§ **DO THIS**
Take the listing from its first line through the line that contains "from matplotlib.lines import Line2D" and please retype those lines exactly, leaving out the pictures.
┄┄┄┄┄┄
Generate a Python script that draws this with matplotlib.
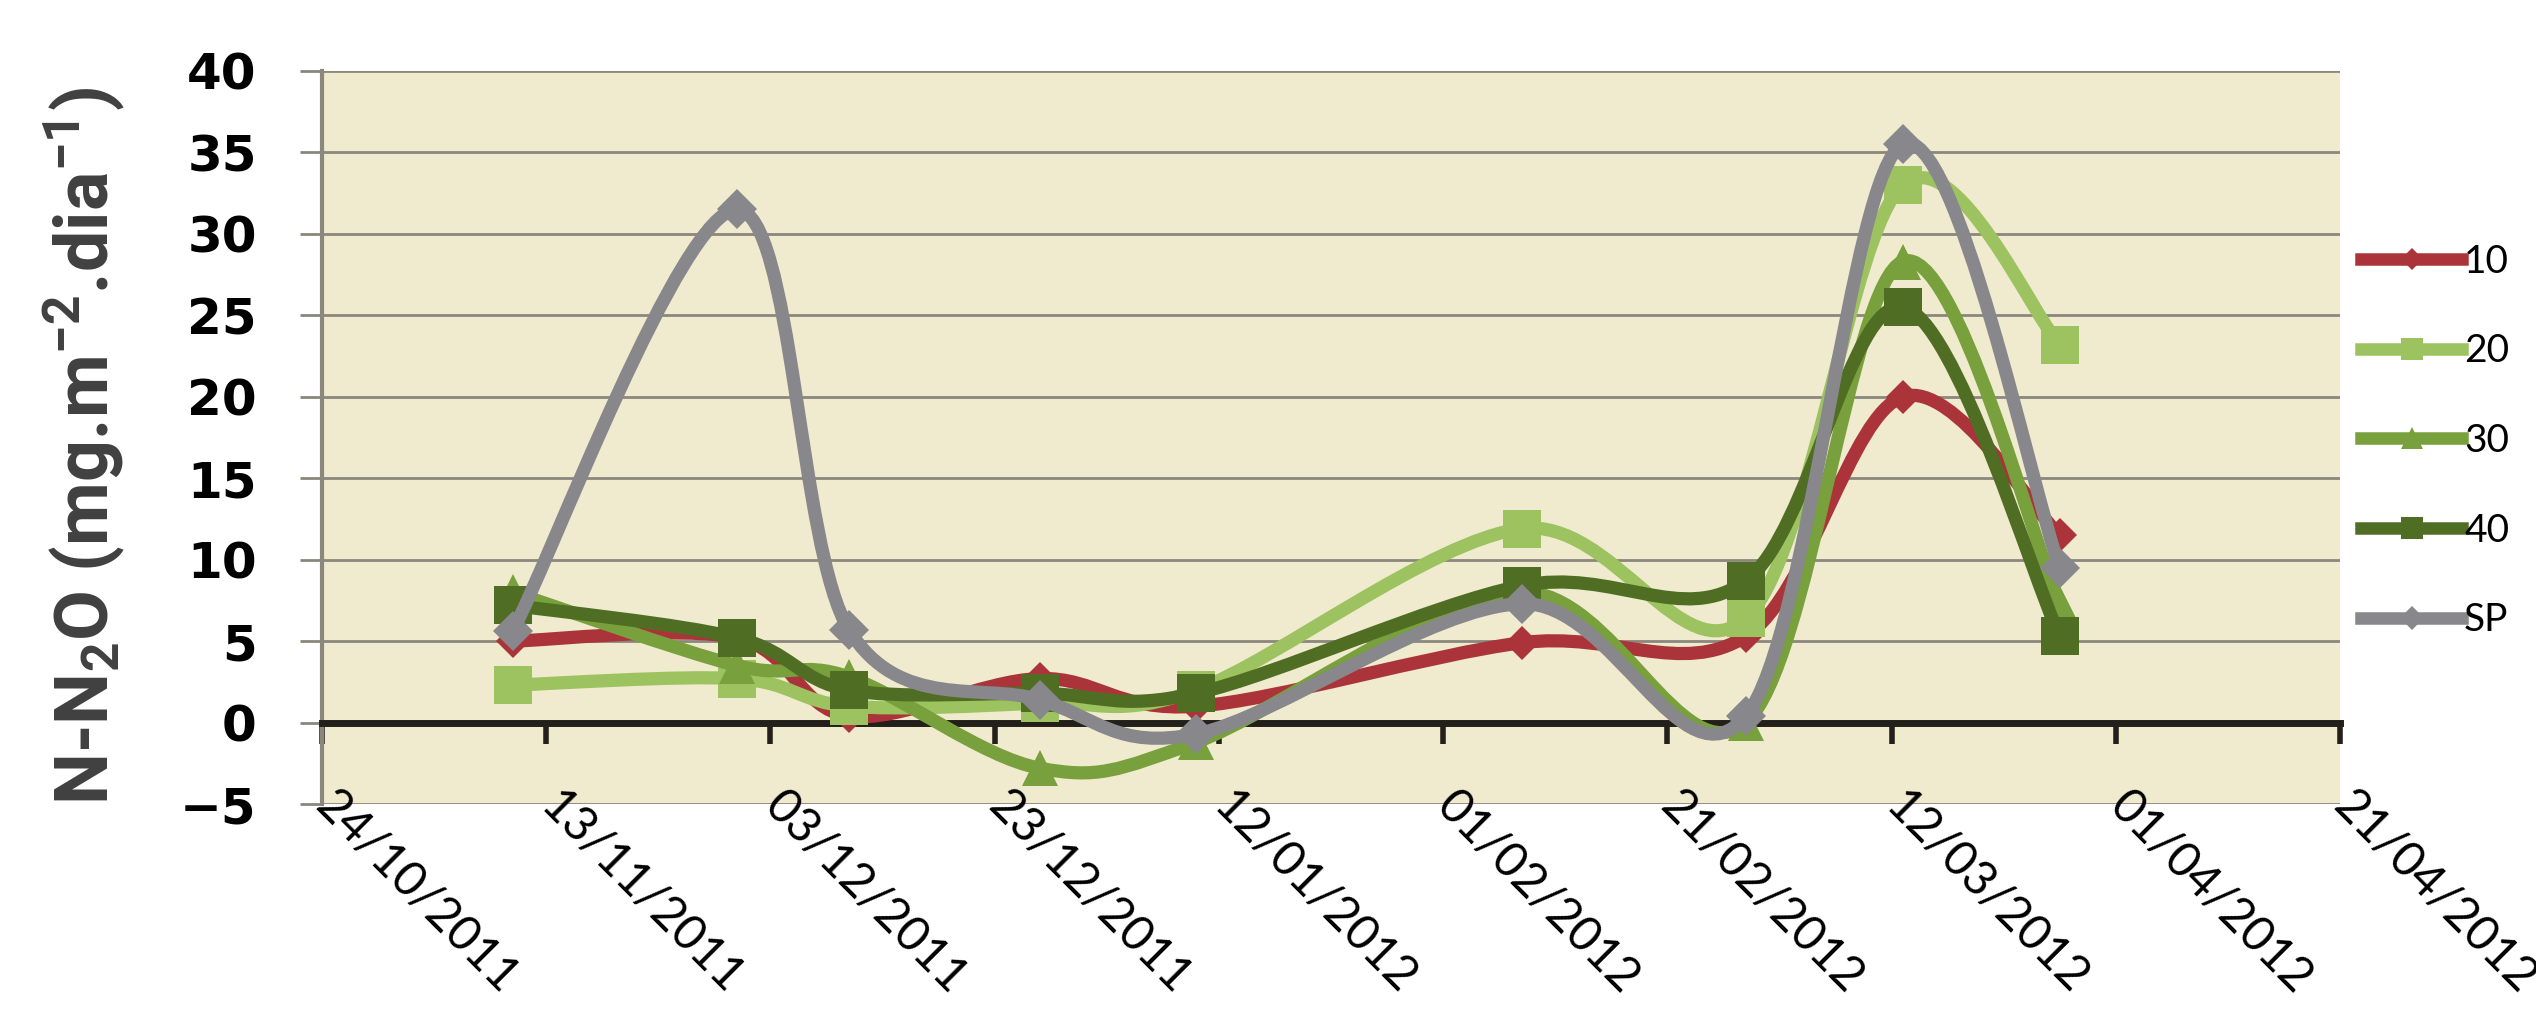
import numpy as np
import pandas as pd
import matplotlib
matplotlib.use('Agg')
import matplotlib.pyplot as plt
import matplotlib.dates as mdates
import matplotlib.transforms as mtransforms
from matplotlib.path import Path
from matplotlib.patches import PathPatch
from matplotlib.lines import Line2D

plt.rcParams['mathtext.fontset'] = 'custom'
plt.rcParams['mathtext.rm'] = 'Roboto:bold'
plt.rcParams['mathtext.default'] = 'rm'

# sampling dates and N-N2O flux per treatment
sample_dates = ['2011-11-10', '2011-11-30', '2011-12-10', '2011-12-27', '2012-01-10',
                '2012-02-08', '2012-02-28', '2012-03-13', '2012-03-27']
s10 = [5.0, 5.2, 0.4, 2.7, 1.0, 4.9, 5.3, 20.0, 11.5]
s20 = [2.3, 2.7, 1.0, 1.2, 2.0, 11.9, 6.4, 33.0, 23.2]
s30 = [8.0, 3.5, 2.8, -2.8, -1.2, 8.0, 0.0, 28.3, 7.3]
s40 = [7.2, 5.2, 2.0, 1.8, 1.8, 8.4, 8.7, 25.5, 5.3]
sp = [5.6, 31.5, 5.7, 1.4, -0.7, 7.3, 0.4, 35.5, 9.5]

series_names = ['10', '20', '30', '40', 'SP']
series_values = [s10, s20, s30, s40, sp]
colors = ['#AA3439', '#9CC35F', '#78A03C', '#506E23', '#87878C']
markers = ['D', 's', '^', 's', 'D']
msizes = [17, 27, 26, 27, 20]
leg_msizes = [11, 16, 16, 16, 12]

tick_labels = ['24/10/2011', '13/11/2011', '03/12/2011', '23/12/2011', '12/01/2012',
               '01/02/2012', '21/02/2012', '12/03/2012', '01/04/2012', '21/04/2012']
y_ticks = list(range(-5, 41, 5))


def smooth_path(x, y):
    """Excel-like smoothed line (Catmull-Rom as cubic Bezier)"""
    n = len(x)
    verts = [(x[0], y[0])]
    codes = [Path.MOVETO]
    for i in range(n - 1):
        xa, ya = (x[i - 1], y[i - 1]) if i > 0 else (x[i], y[i])
        xb, yb = (x[i + 2], y[i + 2]) if i + 2 < n else (x[i + 1], y[i + 1])
        c1 = (x[i] + (x[i + 1] - xa) / 6, y[i] + (y[i + 1] - ya) / 6)
        c2 = (x[i + 1] - (xb - x[i]) / 6, y[i + 1] - (yb - y[i]) / 6)
        verts += [c1, c2, (x[i + 1], y[i + 1])]
        codes += [Path.CURVE4] * 3
    return Path(verts, codes)


x = mdates.date2num(pd.to_datetime(sample_dates).to_numpy())
xt = mdates.date2num(pd.to_datetime(tick_labels, format='%d/%m/%Y').to_numpy())

fig = plt.figure(figsize=(25.36, 10.10), dpi=100)
ax = fig.add_axes([322 / 2536, 1 - 804 / 1010, (2340 - 322) / 2536, (804 - 71) / 1010])
ax.set_facecolor('#F0EACE')
ax.set_xlim(xt[0], xt[-1])
ax.set_ylim(-5, 40)

for i, (name, vals) in enumerate(zip(series_names, series_values)):
    patch = PathPatch(smooth_path(x, vals), facecolor='none', edgecolor=colors[i],
                      lw=9.5, capstyle='round', joinstyle='round', zorder=3 + 2 * i)
    ax.add_patch(patch)
    ax.plot(x, vals, linestyle='none', marker=markers[i], ms=msizes[i],
            color=colors[i], mew=0, zorder=4 + 2 * i)

# eixo y
ax.set_yticks(y_ticks)
ax.yaxis.grid(True, color='#8A877C', lw=2)
ax.set_axisbelow(True)
ax.tick_params(axis='y', direction='out', length=16, width=2, color='#8A877C',
               labelsize=36, pad=31, labelcolor='black')
for lab in ax.get_yticklabels():
    lab.set_fontfamily('DejaVu Sans')
    lab.set_fontweight('bold')

ax.spines['top'].set_visible(False)
ax.spines['right'].set_visible(False)
ax.spines['left'].set_color('#8A877C')
ax.spines['left'].set_linewidth(3)

# eixo x cruzando em 0, rotulos embaixo
ax.spines['bottom'].set_position(('data', 0))
ax.spines['bottom'].set_color('#231F1A')
ax.spines['bottom'].set_linewidth(5)
ax.set_xticks(xt)
ax.tick_params(axis='x', direction='out', length=15, width=4, color='#231F1A',
               labelbottom=False)

trans = mtransforms.blended_transform_factory(ax.transData, ax.transAxes)
trans = mtransforms.offset_copy(trans, fig=fig, x=12, y=15, units='points')
for xv, lab in zip(xt, tick_labels):
    ax.text(xv, 0, lab, transform=trans, rotation=-45, rotation_mode='anchor',
            ha='left', va='top', fontsize=34.5, family='Lato', color='black', clip_on=False)

fig.text(84 / 2536, 1 - 446 / 1010, r'N-N$_2$O (mg.m$^{-2}$.dia$^{-1}$)', rotation=90,
         ha='center', va='center', fontsize=53, fontweight='bold', color='#404040',
         family=['Roboto', 'DejaVu Sans'])

handles = [Line2D([], [], color=c, lw=9, marker=m, ms=s, mew=0)
           for c, m, s in zip(colors, markers, leg_msizes)]
fig.legend(handles, series_names, loc='center left', bbox_to_anchor=(2361 / 2536, 1 - 441 / 1010),
           frameon=False, borderpad=0, borderaxespad=0, handlelength=2.6, handletextpad=0.05,
           labelspacing=1.38, prop={'family': 'Lato', 'size': 28})

fig.savefig('out.png', dpi=100)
┄┄┄┄┄┄
§ **FINAL RESULT**
Generate a Python script that draws this with matplotlib.
import numpy as np
import pandas as pd
import matplotlib
matplotlib.use('Agg')
import matplotlib.pyplot as plt
import matplotlib.dates as mdates
import matplotlib.transforms as mtransforms
from matplotlib.path import Path
from matplotlib.patches import PathPatch
from matplotlib.lines import Line2D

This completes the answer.